I am still faffing about with the impossibility of transferring my website, and am completely in the dark about the best way to do it. Apparently I should be an FTP. I do not know what that is and thought it sounded like a rabbit with an outbreak of hay fever.

Of course I looked it up on Google, I am not completely stupid and know that research is important.

It is called a File Transfer Protocol, and requires an FTP client application, so I am no wiser.

The problem is that to do it I need to spend some time at home in front of my big computer, and I have hardly seen it for days, firstly because of Blackpool, secondly because when we got back home this afternoon I was too busy unpacking and organising our lives so that we could live them again, and thirdly because I would far rather spend tomorrow rebuilding the camper van than scowling into the cyber-universe contemplating my website’s imminent mortality.

It is going to disappear any day now. If I don’t make it through the operation, it was nice knowing you all, and it is probably a far, far better place etc.

I am actually going to have a real operation in a couple of weeks, which is exciting.

As regular readers might recall, one of my eyelids is ridiculously oversized and heavy. This is a complete nuisance, not least because sometimes it gets in the way of seeing where I am going, and I have to shove it out of the way.

I am going to have an operation to have a bit sawn out of it.

I really am, it is really going to happen.

In about two or three weeks I am going to cover myself in Germolene to ward off MRSA and make my way to the hospital in Barrow, where the surgeon is going to chop bits out of not just one, but both of my eyelids, so that I do not look lopsided.

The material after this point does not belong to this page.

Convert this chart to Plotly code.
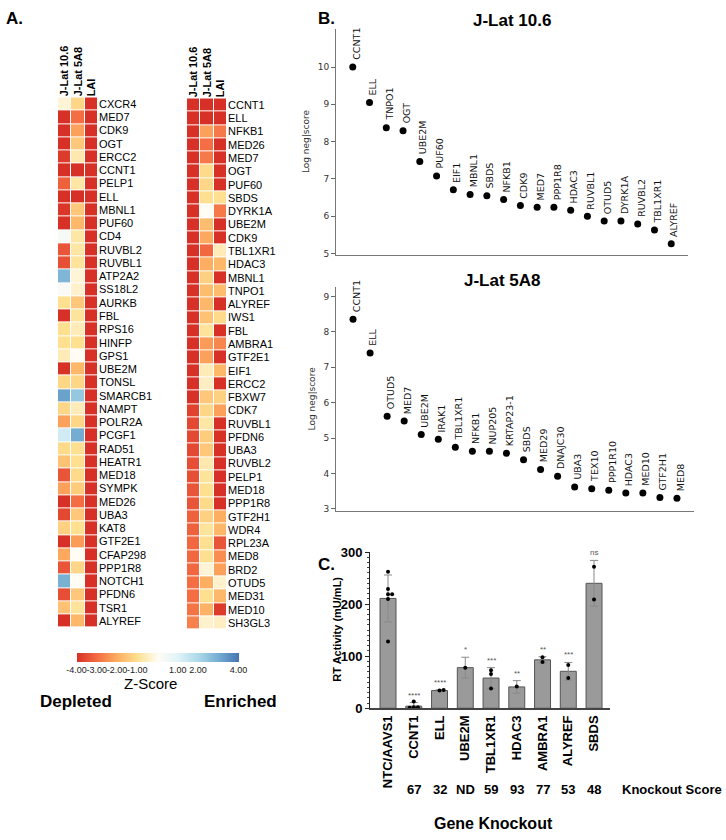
import plotly.graph_objects as go

W, H = 726, 840

# ---------------- data ----------------
conditions = ["J-Lat 10.6", "J-Lat 5A8", "LAI"]

dep_genes = ["CXCR4", "MED7", "CDK9", "OGT", "ERCC2", "CCNT1", "PELP1", "ELL", "MBNL1", "PUF60",
             "CD4", "RUVBL2", "RUVBL1", "ATP2A2", "SS18L2", "AURKB", "FBL", "RPS16", "HINFP", "GPS1",
             "UBE2M", "TONSL", "SMARCB1", "NAMPT", "POLR2A", "PCGF1", "RAD51", "HEATR1", "MED18", "SYMPK",
             "MED26", "UBA3", "KAT8", "GTF2E1", "CFAP298", "PPP1R8", "NOTCH1", "PFDN6", "TSR1", "ALYREF"]
dep_jlat106 = [-0.3, -4, -4, -4, -3.8, -4, -3.2, -4, -3.9, -4,
               0.3, -3.4, -3.5, 2.8, 0.2, -1.0, -4, -1.0, -1.0, -0.6,
               -4, -1.2, 3.2, -1.2, -2.2, 1.3, -1.1, -1.6, -3.4, -2.2,
               -4, -3.6, -1.3, -4, -2.1, -3.4, 2.9, -3.5, -1.6, -4]
dep_jlat5a8 = [-1.2, -3.0, -2.2, -1.5, -0.7, -4, -0.8, -4, -1.5, -1.8,
               -0.8, -0.8, -0.9, -0.3, -0.4, -1.5, -0.9, -0.6, -1.0, 0.0,
               -1.8, -1.2, 2.4, -0.6, -1.2, 3.0, -1.0, -1.0, -1.1, -1.4,
               -3.0, -1.5, -1.0, -2.3, 0.0, -1.2, 0.0, -1.5, -0.9, -1.8]
dep_lai = [-4] * 40

enr_genes = ["CCNT1", "ELL", "NFKB1", "MED26", "MED7", "OGT", "PUF60", "SBDS", "DYRK1A", "UBE2M",
             "CDK9", "TBL1XR1", "HDAC3", "MBNL1", "TNPO1", "ALYREF", "IWS1", "FBL", "AMBRA1", "GTF2E1",
             "EIF1", "ERCC2", "FBXW7", "CDK7", "RUVBL1", "PFDN6", "UBA3", "RUVBL2", "PELP1", "MED18",
             "PPP1R8", "GTF2H1", "WDR4", "RPL23A", "MED8", "BRD2", "OTUD5", "MED31", "MED10", "SH3GL3"]
enr_jlat106 = [-4, -4, -4, -4, -4, -4, -4, -4, -4, -4,
               -4, -4, -4, -4, -4, -4, -4, -4, -4, -4,
               -4, -4, -4, -3.7, -3.6, -3.6, -3.6, -3.5, -3.5, -3.4,
               -3.4, -3.2, -3.2, -3.1, -3.1, -3.1, -3.0, -3.0, -2.9, -2.7]
enr_jlat5a8 = [-4, -4, -2.2, -3.0, -2.8, -1.1, -1.2, -1.0, 0.0, -1.7,
               -2.1, -3.1, -2.0, -1.3, -1.7, -1.8, -1.6, -0.9, -2.3, -2.2,
               -0.6, -0.5, -1.5, -1.2, -0.8, -1.4, -1.5, -0.7, -0.9, -1.0,
               -1.1, -1.3, -0.9, -1.0, -1.0, -0.3, -2.0, -1.0, -1.9, -0.4]
enr_lai = [-4, -4, -2.8, -4, -4, -4, -4, -1.0, -2.8, -4,
           -4, -0.6, -1.8, -4, -1.7, -4, -1.1, -4, -2.6, -4,
           -1.8, -4, -1.3, -2.2, -4, -4, -4, -4, -4, -4,
           -4, -2.0, -1.8, -3.4, -2.5, -2.2, -0.4, -1.8, -3.8, -0.5]

jlat106_genes = ["CCNT1", "ELL", "TNPO1", "OGT", "UBE2M", "PUF60", "EIF1", "MBNL1", "SBDS", "NFKB1",
                 "CDK9", "MED7", "PPP1R8", "HDAC3", "RUVBL1", "OTUD5", "DYRK1A", "RUVBL2", "TBL1XR1", "ALYREF"]
jlat106_score = [10.0, 9.05, 8.37, 8.29, 7.47, 7.08, 6.71, 6.58, 6.55, 6.45,
                 6.29, 6.24, 6.24, 6.16, 6.0, 5.87, 5.87, 5.79, 5.63, 5.26]

jlat5a8_genes = ["CCNT1", "ELL", "OTUD5", "MED7", "UBE2M", "IRAK1", "TBL1XR1", "NFKB1", "NUP205", "KRTAP23-1",
                 "SBDS", "MED29", "DNAJC30", "UBA3", "TEX10", "PPP1R10", "HDAC3", "MED10", "GTF2H1", "MED8"]
jlat5a8_score = [8.36, 7.4, 5.62, 5.48, 5.1, 4.97, 4.74, 4.63, 4.63, 4.57,
                 4.39, 4.11, 3.92, 3.62, 3.57, 3.53, 3.45, 3.45, 3.32, 3.30]

ko_genes = ["NTC/AAVS1", "CCNT1", "ELL", "UBE2M", "TBL1XR1", "HDAC3", "AMBRA1", "ALYREF", "SBDS"]
ko_rt_mean = [211, 4, 34, 78, 58, 41, 93, 71, 240]
ko_rt_err = [45, 7, 1.5, 20, 20, 12, 6, 17, 44]
ko_rt_reps = [[262, 229, 219, 219, 210, 128], [13, 2, 2, 1], [34, 35], [78],
              [73, 66, 38], [42], [98, 89], [83, 58], [272, 209]]
ko_sig = ["", "****", "****", "*", "***", "**", "**", "***", "ns"]
ko_score = ["", "67", "32", "ND", "59", "93", "77", "53", "48"]

cbar_vals = [-4, -3, -2, -1, 1, 2, 4]
cbar_text = ["-4.00", "-3.00", "-2.00", "-1.00", "1.00", "2.00", "4.00"]

# ---------------- helpers ----------------
def fx(px):
    return px / W

def fy(px):
    return 1 - px / H

ARIAL = "Liberation Sans, Arial, sans-serif"
DEJAVU = "DejaVu Sans, sans-serif"

colorscale = [
    [0.0, "#d73027"], [0.125, "#f46d43"], [0.25, "#fdae61"], [0.375, "#fee090"],
    [0.5, "#fffcf4"], [0.625, "#e0f3f8"], [0.75, "#abd9e9"], [0.875, "#74add1"], [1.0, "#4575b4"],
]

fig = go.Figure()

# ---------------- heatmaps ----------------
def zmat(a, b, c):
    return [[a[i], b[i], c[i]] for i in range(len(a))]

fig.add_trace(go.Heatmap(z=zmat(dep_jlat106, dep_jlat5a8, dep_lai), x=conditions, y=dep_genes,
                         coloraxis="coloraxis", xgap=1, ygap=1, xaxis="x", yaxis="y", hoverinfo="skip"))
fig.add_trace(go.Heatmap(z=zmat(enr_jlat106, enr_jlat5a8, enr_lai), x=conditions, y=enr_genes,
                         coloraxis="coloraxis", xgap=1, ygap=1, xaxis="x2", yaxis="y2", hoverinfo="skip"))

# ---------------- scatter panels ----------------
fig.add_trace(go.Scatter(x=list(range(1, len(jlat106_score) + 1)), y=jlat106_score, mode="markers",
                         marker=dict(color="black", size=7), xaxis="x3", yaxis="y3", cliponaxis=False,
                         hoverinfo="skip"))
fig.add_trace(go.Scatter(x=list(range(1, len(jlat5a8_score) + 1)), y=jlat5a8_score, mode="markers",
                         marker=dict(color="black", size=7), xaxis="x4", yaxis="y4", cliponaxis=False,
                         hoverinfo="skip"))

annotations = []
for i, (g, s) in enumerate(zip(jlat106_genes, jlat106_score)):
    annotations.append(dict(x=i + 1, y=s, xref="x3", yref="y3", text=g, showarrow=False, textangle=-90,
                            xanchor="center", yanchor="bottom", xshift=3, yshift=5,
                            font=dict(family=DEJAVU, size=9.5, color="#111")))
for i, (g, s) in enumerate(zip(jlat5a8_genes, jlat5a8_score)):
    annotations.append(dict(x=i + 1, y=s, xref="x4", yref="y4", text=g, showarrow=False, textangle=-90,
                            xanchor="center", yanchor="bottom", xshift=3, yshift=5,
                            font=dict(family=DEJAVU, size=9.5, color="#111")))

# ---------------- bar chart ----------------
idx = list(range(len(ko_genes)))
fig.add_trace(go.Bar(x=idx, y=ko_rt_mean, width=0.62, xaxis="x5", yaxis="y5", hoverinfo="skip",
                     marker=dict(color="#9a9a9a", line=dict(color="#555", width=1)),
                     error_y=dict(type="data", array=ko_rt_err, color="#8a8a8a", thickness=1, width=4)))

# replicate points (spread points that overlap)
px_, py_ = [], []
for i, reps in enumerate(ko_rt_reps):
    used = []
    for v in reps:
        close = [u for u in used if abs(u - v) < 6]
        used.append(v)
        n = len(close)
        off = 0.0 if n == 0 else (0.16 if n % 2 == 1 else -0.16) * ((n + 1) // 2)
        px_.append(i + off)
        py_.append(v)
fig.add_trace(go.Scatter(x=px_, y=py_, mode="markers", marker=dict(color="black", size=4),
                         xaxis="x5", yaxis="y5", cliponaxis=False, hoverinfo="skip"))

for i in idx:
    if ko_sig[i]:
        annotations.append(dict(x=i, y=ko_rt_mean[i] + ko_rt_err[i], xref="x5", yref="y5", text=ko_sig[i],
                                showarrow=False, yanchor="bottom", yshift=1,
                                font=dict(family=ARIAL, size=8, color="#555")))
    if ko_score[i]:
        annotations.append(dict(x=i, y=fy(797), xref="x5", yref="paper", text=ko_score[i], showarrow=False,
                                yanchor="middle", font=dict(family=ARIAL, size=13, color="black", weight="bold")))
annotations.append(dict(x=fx(724), y=fy(797), xref="paper", yref="paper", text="Knockout Score",
                        showarrow=False, xanchor="right", yanchor="middle",
                        font=dict(family=ARIAL, size=13, color="black", weight="bold")))
annotations.append(dict(x=fx(493), y=fy(831), xref="paper", yref="paper", text="Gene Knockout",
                        showarrow=False, xanchor="center", yanchor="middle",
                        font=dict(family=ARIAL, size=16, color="black", weight="bold")))
annotations.append(dict(x=fx(337), y=fy(634), xref="paper", yref="paper", text="RT Activity (mU/mL)",
                        showarrow=False, textangle=-90, xanchor="center", yanchor="middle",
                        font=dict(family=ARIAL, size=11, color="black", weight="bold")))

# ---------------- text labels ----------------
def txt(x, y, t, size, bold=False, anchor="center", family=ARIAL, color="black"):
    annotations.append(dict(x=fx(x), y=fy(y), xref="paper", yref="paper", text=t, showarrow=False,
                            xanchor=anchor, yanchor="middle",
                            font=dict(family=family, size=size, color=color,
                                      weight="bold" if bold else "normal")))

txt(4, 12, "A.", 17, True, "left")
txt(316, 12, "B.", 17, True, "left")
txt(316, 568, "C.", 17, True, "left")
txt(512, 14, "J-Lat 10.6", 17, True)
txt(502, 278, "J-Lat 5A8", 17, True)
txt(150, 689, "Z-Score", 15)
txt(76, 707, "Depleted", 17, True)
txt(240, 707, "Enriched", 17, True)

fig.update_layout(
    width=W, height=H, margin=dict(l=0, r=0, t=0, b=0),
    paper_bgcolor="white", plot_bgcolor="white", showlegend=False, hovermode=False,
    annotations=annotations,
    coloraxis=dict(
        colorscale=colorscale, cmin=-4, cmax=4,
        colorbar=dict(orientation="h", x=fx(157.5), xanchor="center", y=fy(658), yanchor="top",
                      lenmode="pixels", len=162, thickness=9, thicknessmode="pixels",
                      outlinewidth=0, tickvals=cbar_vals, ticktext=cbar_text, ticks="", tickangle=0,
                      tickfont=dict(family=ARIAL, size=9, color="#222"), xpad=0, ypad=0),
    ),
    xaxis=dict(domain=[fx(58), fx(98)], anchor="y", side="top", tickangle=-90, ticks="",
               tickfont=dict(family=ARIAL, size=11, color="black", weight="bold"),
               showgrid=False, zeroline=False, showline=False),
    yaxis=dict(domain=[fy(632), fy(92)], anchor="x", side="right", autorange="reversed", ticks="",
               tickfont=dict(family=ARIAL, size=11, color="black"), showgrid=False, zeroline=False),
    xaxis2=dict(domain=[fx(187), fx(227)], anchor="y2", side="top", tickangle=-90, ticks="",
                tickfont=dict(family=ARIAL, size=11, color="black", weight="bold"),
                showgrid=False, zeroline=False, showline=False),
    yaxis2=dict(domain=[fy(634), fy(93)], anchor="x2", side="right", autorange="reversed", ticks="",
                tickfont=dict(family=ARIAL, size=11, color="black"), showgrid=False, zeroline=False),
    xaxis3=dict(domain=[fx(336), fx(688)], anchor="y3", range=[0, 21], showticklabels=False, ticks="",
                showline=True, linecolor="#777", linewidth=1, showgrid=False, zeroline=False),
    yaxis3=dict(domain=[fy(252), fy(22)], anchor="x3", range=[4.974, 11.03], tickvals=[5, 6, 7, 8, 9, 10],
                ticks="outside", ticklen=4, tickcolor="#666", showline=True, linecolor="#777", linewidth=1,
                showgrid=False, zeroline=False, tickfont=dict(family=DEJAVU, size=9, color="#333"),
                title=dict(text="Log neg|score", font=dict(family=DEJAVU, size=9, color="#333"), standoff=6)),
    xaxis4=dict(domain=[fx(336), fx(694)], anchor="y4", range=[0, 21], showticklabels=False, ticks="",
                showline=True, linecolor="#777", linewidth=1, showgrid=False, zeroline=False),
    yaxis4=dict(domain=[fy(513), fy(285)], anchor="x4", range=[2.945, 9.27], tickvals=[3, 4, 5, 6, 7, 8, 9],
                ticks="outside", ticklen=4, tickcolor="#666", showline=True, linecolor="#777", linewidth=1,
                showgrid=False, zeroline=False, tickfont=dict(family=DEJAVU, size=9, color="#333"),
                title=dict(text="Log neg|score", font=dict(family=DEJAVU, size=9, color="#333"), standoff=6)),
    xaxis5=dict(domain=[fx(370), fx(610)], anchor="y5", range=[-0.7, 8.62], tickvals=idx, ticktext=ko_genes,
                tickangle=-90, ticks="", showline=True, linecolor="#444", linewidth=2, showgrid=False,
                zeroline=False, tickfont=dict(family=ARIAL, size=13, color="black", weight="bold")),
    yaxis5=dict(domain=[fy(714), fy(555)], anchor="x5", range=[0, 300], tickvals=[0, 100, 200, 300],
                ticks="outside", ticklen=4, tickcolor="#222", showline=True, linecolor="#222", linewidth=1,
                minor=dict(dtick=10, ticks="outside", ticklen=2, tickcolor="#444"),
                showgrid=False, zeroline=False, tickfont=dict(family=ARIAL, size=13, color="black", weight="bold")),
)

fig.write_html("out.html", config={"displayModeBar": False, "staticPlot": True},
               post_script="document.body.style.margin='0';document.body.style.overflow='hidden';")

It is a measure of how very irritating the closing eye is that I can honestly say that I am looking forward to it very much indeed.

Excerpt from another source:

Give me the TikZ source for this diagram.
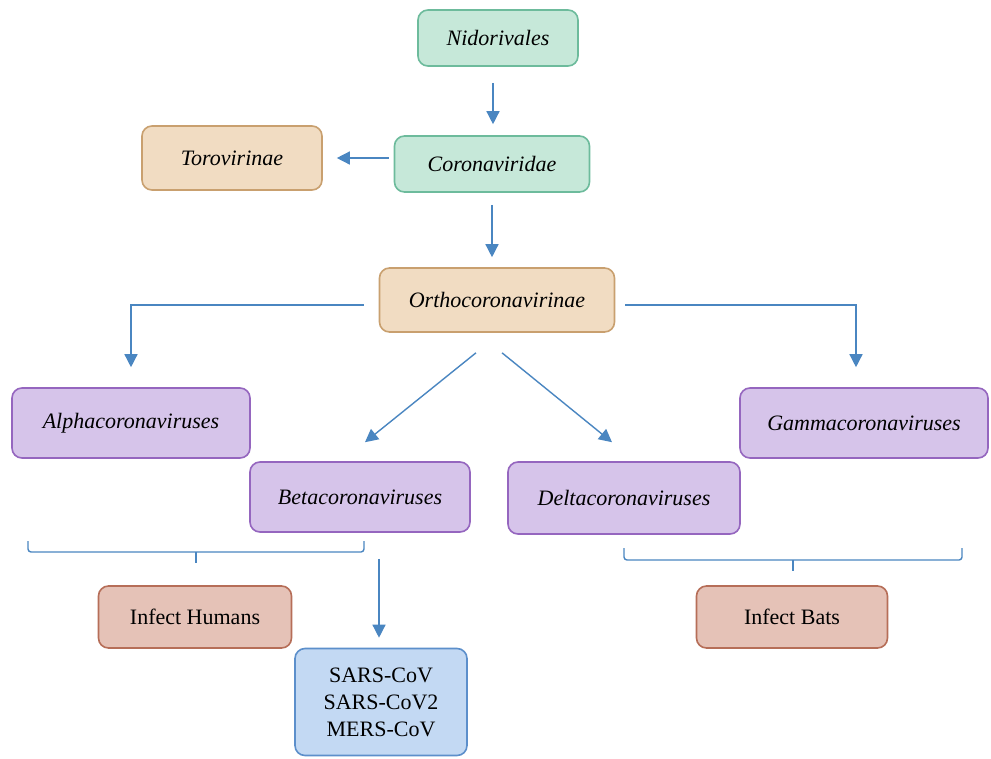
\documentclass[tikz,border=0pt]{standalone}
\usepackage{fontspec}
\setmainfont{Liberation Serif}
\usetikzlibrary{arrows.meta,calc}
\definecolor{grfill}{HTML}{C6E8D9}
\definecolor{grdraw}{HTML}{6DBB9C}
\definecolor{orfill}{HTML}{F1DCC2}
\definecolor{ordraw}{HTML}{C9A06F}
\definecolor{pufill}{HTML}{D6C4EA}
\definecolor{pudraw}{HTML}{9566BF}
\definecolor{rdfill}{HTML}{E5C2B7}
\definecolor{rddraw}{HTML}{B66E58}
\definecolor{blfill}{HTML}{C3D9F3}
\definecolor{bldraw}{HTML}{5C8FCB}
\definecolor{arr}{HTML}{4A86C1}
\begin{document}
\begin{tikzpicture}[x=1pt,y=-1pt,
  box/.style={rounded corners=10pt,line width=1.6pt,anchor=center,inner sep=0pt,
    font=\fontsize{22}{27}\selectfont},
  grbox/.style={box,fill=grfill,draw=grdraw},
  orbox/.style={box,fill=orfill,draw=ordraw},
  pubox/.style={box,fill=pufill,draw=pudraw},
  rdbox/.style={box,fill=rdfill,draw=rddraw},
  blbox/.style={box,fill=blfill,draw=bldraw},
  conn/.style={draw=arr,line width=1.4pt,-{Triangle[width=13pt,length=13pt]}},
  brace/.style={draw=arr,line width=1.4pt,rounded corners=3pt}]
\useasboundingbox (0,0) rectangle (991,758);
\fill[white] (0,0) rectangle (991,758);
\node[grbox,minimum width=160pt,minimum height=56pt] (nid) at (498,38) {\textit{Nidorivales}};
\node[grbox,minimum width=195pt,minimum height=56pt] (cor) at (492,164) {\textit{Coronaviridae}};
\node[orbox,minimum width=180pt,minimum height=64pt] (toro) at (232,158) {\textit{Torovirinae}};
\node[orbox,minimum width=235pt,minimum height=64pt] (ortho) at (497,300) {\textit{Orthocoronavirinae}};
\node[pubox,minimum width=238pt,minimum height=70pt] (alpha) at (131,423) {\textit{Alphacoronaviruses}};
\node[pubox,minimum width=220pt,minimum height=70pt] (beta) at (360,497) {\textit{Betacoronaviruses}};
\node[pubox,minimum width=232pt,minimum height=72pt] (delta) at (624,498) {\textit{Deltacoronaviruses}};
\node[pubox,minimum width=248pt,minimum height=70pt] (gam) at (864,423) {\textit{Gammacoronaviruses}};
\node[rdbox,minimum width=193pt,minimum height=62pt] (hum) at (195,617) {Infect Humans};
\node[rdbox,minimum width=191pt,minimum height=62pt] (bats) at (792,617) {Infect Bats};
\node[blbox,minimum width=172pt,minimum height=107pt,align=center,
  font=\fontsize{22}{27}\selectfont] (sars) at (381,702) {SARS-CoV\\SARS-CoV2\\MERS-CoV};
% connectors
\draw[conn,shorten <=16pt,shorten >=11pt] ([xshift=-5pt]nid.south) -- ([xshift=-5pt]nid.south |- cor.north);
\draw[conn,shorten <=5pt,shorten >=14pt] (cor.west |- toro.east) -- (toro.east);
\draw[conn,shorten <=12pt,shorten >=10pt] (cor.south) -- (cor.south |- ortho.north);
\draw[conn,shorten <=15pt,shorten >=20pt] ([yshift=-5pt]ortho.west) -| (alpha.north);
\draw[conn,shorten <=10pt,shorten >=20pt] ([yshift=-5pt]ortho.east) -| ([xshift=-8pt]gam.north);
\draw[conn] ($(ortho.south)+(-21,20)$) -- ($(beta.north)+(5,-19)$);
\draw[conn] ($(ortho.south)+(5,20)$) -- ($(delta.north)+(-12,-19)$);
\draw[conn,shorten <=26pt,shorten >=10pt] ([xshift=-2pt]beta.south -| sars.north) -- ([xshift=-2pt]sars.north);
% brackets
\draw[brace] (28,541) -- (28,552) -- (364,552) -- (364,541);
\draw[brace] (196,552) -- (196,563);
\draw[brace] (624,548) -- (624,560) -- (962,560) -- (962,548);
\draw[brace] (793,560) -- (793,571);
\end{tikzpicture}
\end{document}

For some peculiar reason I am supposed to take a dressing gown. I do not know why I am supposed to undress, I do not keep my eyelids underneath any of my clothes. It seems to be a thing that hospitals do to put people in the right frame of mind for doing what they are told.

It is only a local anaesthetic so I will be able to go home the same day. I will probably not be sorry about that since I have got to be there at half past seven in the morning, probably I will have to set off the night before.

I am not exactly certain how I am going to organise this if Mark has buzzed off back to sea by then, since I will not be allowed to drive and the children will all be absolutely miles away. One of Lucy’s friends has kindly volunteered to act as a proxy helpful child, so I might take advantage of her generosity.

Apparently I will have two black eyes. This is entirely likely, since I always get massive bruises even if I am only having a blood sample taken, and have resigned myself to looking like a victim of domestic abuse for a couple of weeks, so probably it will be just as well if Mark is not around to be blamed.

We had a good time in Blackpool, by the way. The hotel was called the Boulevard, and they wrote it BLVD, presumably because they thought it might be too difficult for people in Blackpool to spell. We had the most colossal breakfast this morning, which was magnificently well cooked, and I am still feeling a bit rotund even now.

It was raining too hard for us to go and adventure anywhere, but we loafed about on sofas in the lobby, talking about politics until we ran out of time in the car park and had to say our reluctant farewells.

Probably by the time you read this we will all know what sort of a bloodbath has happened in the seat of Gorton and Denton.

I am awaiting the moment with great interest.